# Short task
Skip any picture you find and retype all the remaining lines exactly.

# Data section
· · · ·

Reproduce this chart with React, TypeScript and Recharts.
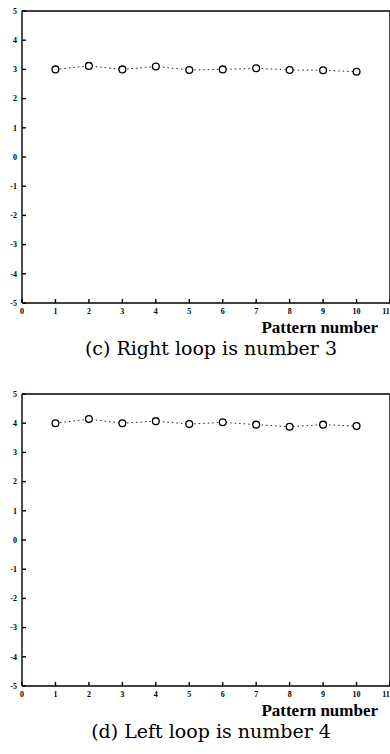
import { ScatterChart, Scatter, XAxis, YAxis } from 'recharts'

const patternNumbers = [1, 2, 3, 4, 5, 6, 7, 8, 9, 10]
const rightLoopOutput = [3.0, 3.12, 3.0, 3.1, 2.98, 3.0, 3.04, 2.98, 2.97, 2.92]
const leftLoopOutput = [4.0, 4.14, 4.0, 4.07, 3.97, 4.03, 3.95, 3.88, 3.95, 3.9]
const xTicks = [0, 1, 2, 3, 4, 5, 6, 7, 8, 9, 10, 11]
const yTicks = [-5, -4, -3, -2, -1, 0, 1, 2, 3, 4, 5]

const tickFont = {
  fontFamily: '"Liberation Serif", serif',
  fontWeight: 700,
  fontSize: 8,
  fill: '#000',
}

const axisStroke = { stroke: '#000', strokeWidth: 1.4 }
const LABEL_GAP = 5

// bottom tick: inward tick mark plus label below the axis
const XTick = (props: any) => {
  const { x, y, payload } = props
  const last = payload.value === xTicks[xTicks.length - 1]
  return (
    <g>
      <line x1={x} x2={x} y1={y - LABEL_GAP} y2={y - LABEL_GAP - 4} stroke="#000" strokeWidth={1.4} />
      <text x={last ? x - 4 : x} y={y} dy="0.71em" textAnchor="middle" {...tickFont}>
        {payload.value}
      </text>
    </g>
  )
}

// left tick: inward tick mark plus label left of the axis
const YTick = (props: any) => {
  const { x, y, payload } = props
  return (
    <g>
      <line x1={x + LABEL_GAP} x2={x + LABEL_GAP + 4} y1={y} y2={y} stroke="#000" strokeWidth={1.4} />
      <text x={x} y={y} dy="0.35em" textAnchor="end" {...tickFont}>
        {payload.value}
      </text>
    </g>
  )
}

const Marker = (props: any) => {
  const { cx, cy } = props
  return <circle cx={cx} cy={cy} r={3.4} fill="#fff" stroke="#000" strokeWidth={1.3} />
}

function PatternPanel({ values, caption, top }: { values: number[]; caption: string; top: number }) {
  const points = patternNumbers.map((p, i) => ({ x: p, y: values[i] }))
  return (
    <div style={{ position: 'absolute', left: 0, top, width: 390, height: 371 }}>
      <ScatterChart width={390} height={371} margin={{ top: 11, right: 0, left: 0, bottom: 58 }}>
        <XAxis
          xAxisId="bottom"
          type="number"
          dataKey="x"
          domain={[0, 11]}
          ticks={xTicks}
          interval={0}
          height={10}
          tickSize={0}
          tickMargin={LABEL_GAP}
          tick={<XTick />}
          axisLine={axisStroke}
          tickLine={false}
        />
        <XAxis
          xAxisId="top"
          orientation="top"
          type="number"
          dataKey="x"
          domain={[0, 11]}
          ticks={xTicks}
          interval={0}
          height={1}
          mirror
          tickSize={4}
          tick={false}
          axisLine={axisStroke}
          tickLine={axisStroke}
        />
        <YAxis
          yAxisId="left"
          type="number"
          dataKey="y"
          domain={[-5, 5]}
          ticks={yTicks}
          interval={0}
          width={22}
          tickSize={0}
          tickMargin={LABEL_GAP}
          tick={<YTick />}
          axisLine={axisStroke}
          tickLine={false}
        />
        <YAxis
          yAxisId="right"
          orientation="right"
          type="number"
          dataKey="y"
          domain={[-5, 5]}
          ticks={yTicks}
          interval={0}
          width={1}
          mirror
          tickSize={4}
          tick={false}
          axisLine={axisStroke}
          tickLine={axisStroke}
        />
        <Scatter
          xAxisId="bottom"
          yAxisId="left"
          data={points}
          shape={<Marker />}
          line={{ stroke: '#222', strokeWidth: 1, strokeDasharray: '1.5 3' }}
          isAnimationActive={false}
        />
        <Scatter
          xAxisId="top"
          yAxisId="right"
          data={points}
          shape={() => <g />}
          isAnimationActive={false}
        />
      </ScatterChart>
      <div
        style={{
          position: 'absolute',
          right: 12,
          top: 318,
          fontFamily: '"Liberation Serif", serif',
          fontWeight: 700,
          fontSize: 17,
          lineHeight: '20px',
        }}
      >
        Pattern number
      </div>
      <div
        style={{
          position: 'absolute',
          left: 0,
          width: 422,
          top: 336,
          textAlign: 'center',
          fontFamily: '"DejaVu Serif", serif',
          fontSize: 19,
          lineHeight: '24px',
        }}
      >
        {caption}
      </div>
    </div>
  )
}

export default function App() {
  return (
    <div style={{ position: 'absolute', left: 0, top: 0, width: 390, height: 754, background: '#fff' }}>
      <PatternPanel values={rightLoopOutput} caption="(c) Right loop is number 3" top={0} />
      <PatternPanel values={leftLoopOutput} caption="(d) Left loop is number 4" top={383} />
    </div>
  )
}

· · · ·

# Correct response
Reproduce this chart with React, TypeScript and Recharts.
import { ScatterChart, Scatter, XAxis, YAxis } from 'recharts'

const patternNumbers = [1, 2, 3, 4, 5, 6, 7, 8, 9, 10]
const rightLoopOutput = [3.0, 3.12, 3.0, 3.1, 2.98, 3.0, 3.04, 2.98, 2.97, 2.92]
const leftLoopOutput = [4.0, 4.14, 4.0, 4.07, 3.97, 4.03, 3.95, 3.88, 3.95, 3.9]
const xTicks = [0, 1, 2, 3, 4, 5, 6, 7, 8, 9, 10, 11]
const yTicks = [-5, -4, -3, -2, -1, 0, 1, 2, 3, 4, 5]

const tickFont = {
  fontFamily: '"Liberation Serif", serif',
  fontWeight: 700,
  fontSize: 8,
  fill: '#000',
}

const axisStroke = { stroke: '#000', strokeWidth: 1.4 }
const LABEL_GAP = 5

// bottom tick: inward tick mark plus label below the axis
const XTick = (props: any) => {
  const { x, y, payload } = props
  const last = payload.value === xTicks[xTicks.length - 1]
  return (
    <g>
      <line x1={x} x2={x} y1={y - LABEL_GAP} y2={y - LABEL_GAP - 4} stroke="#000" strokeWidth={1.4} />
      <text x={last ? x - 4 : x} y={y} dy="0.71em" textAnchor="middle" {...tickFont}>
        {payload.value}
      </text>
    </g>
  )
}

// left tick: inward tick mark plus label left of the axis
const YTick = (props: any) => {
  const { x, y, payload } = props
  return (
    <g>
      <line x1={x + LABEL_GAP} x2={x + LABEL_GAP + 4} y1={y} y2={y} stroke="#000" strokeWidth={1.4} />
      <text x={x} y={y} dy="0.35em" textAnchor="end" {...tickFont}>
        {payload.value}
      </text>
    </g>
  )
}

const Marker = (props: any) => {
  const { cx, cy } = props
  return <circle cx={cx} cy={cy} r={3.4} fill="#fff" stroke="#000" strokeWidth={1.3} />
}

function PatternPanel({ values, caption, top }: { values: number[]; caption: string; top: number }) {
  const points = patternNumbers.map((p, i) => ({ x: p, y: values[i] }))
  return (
    <div style={{ position: 'absolute', left: 0, top, width: 390, height: 371 }}>
      <ScatterChart width={390} height={371} margin={{ top: 11, right: 0, left: 0, bottom: 58 }}>
        <XAxis
          xAxisId="bottom"
          type="number"
          dataKey="x"
          domain={[0, 11]}
          ticks={xTicks}
          interval={0}
          height={10}
          tickSize={0}
          tickMargin={LABEL_GAP}
          tick={<XTick />}
          axisLine={axisStroke}
          tickLine={false}
        />
        <XAxis
          xAxisId="top"
          orientation="top"
          type="number"
          dataKey="x"
          domain={[0, 11]}
          ticks={xTicks}
          interval={0}
          height={1}
          mirror
          tickSize={4}
          tick={false}
          axisLine={axisStroke}
          tickLine={axisStroke}
        />
        <YAxis
          yAxisId="left"
          type="number"
          dataKey="y"
          domain={[-5, 5]}
          ticks={yTicks}
          interval={0}
          width={22}
          tickSize={0}
          tickMargin={LABEL_GAP}
          tick={<YTick />}
          axisLine={axisStroke}
          tickLine={false}
        />
        <YAxis
          yAxisId="right"
          orientation="right"
          type="number"
          dataKey="y"
          domain={[-5, 5]}
          ticks={yTicks}
          interval={0}
          width={1}
          mirror
          tickSize={4}
          tick={false}
          axisLine={axisStroke}
          tickLine={axisStroke}
        />
        <Scatter
          xAxisId="bottom"
          yAxisId="left"
          data={points}
          shape={<Marker />}
          line={{ stroke: '#222', strokeWidth: 1, strokeDasharray: '1.5 3' }}
          isAnimationActive={false}
        />
        <Scatter
          xAxisId="top"
          yAxisId="right"
          data={points}
          shape={() => <g />}
          isAnimationActive={false}
        />
      </ScatterChart>
      <div
        style={{
          position: 'absolute',
          right: 12,
          top: 318,
          fontFamily: '"Liberation Serif", serif',
          fontWeight: 700,
          fontSize: 17,
          lineHeight: '20px',
        }}
      >
        Pattern number
      </div>
      <div
        style={{
          position: 'absolute',
          left: 0,
          width: 422,
          top: 336,
          textAlign: 'center',
          fontFamily: '"DejaVu Serif", serif',
          fontSize: 19,
          lineHeight: '24px',
        }}
      >
        {caption}
      </div>
    </div>
  )
}

export default function App() {
  return (
    <div style={{ position: 'absolute', left: 0, top: 0, width: 390, height: 754, background: '#fff' }}>
      <PatternPanel values={rightLoopOutput} caption="(c) Right loop is number 3" top={0} />
      <PatternPanel values={leftLoopOutput} caption="(d) Left loop is number 4" top={383} />
    </div>
  )
}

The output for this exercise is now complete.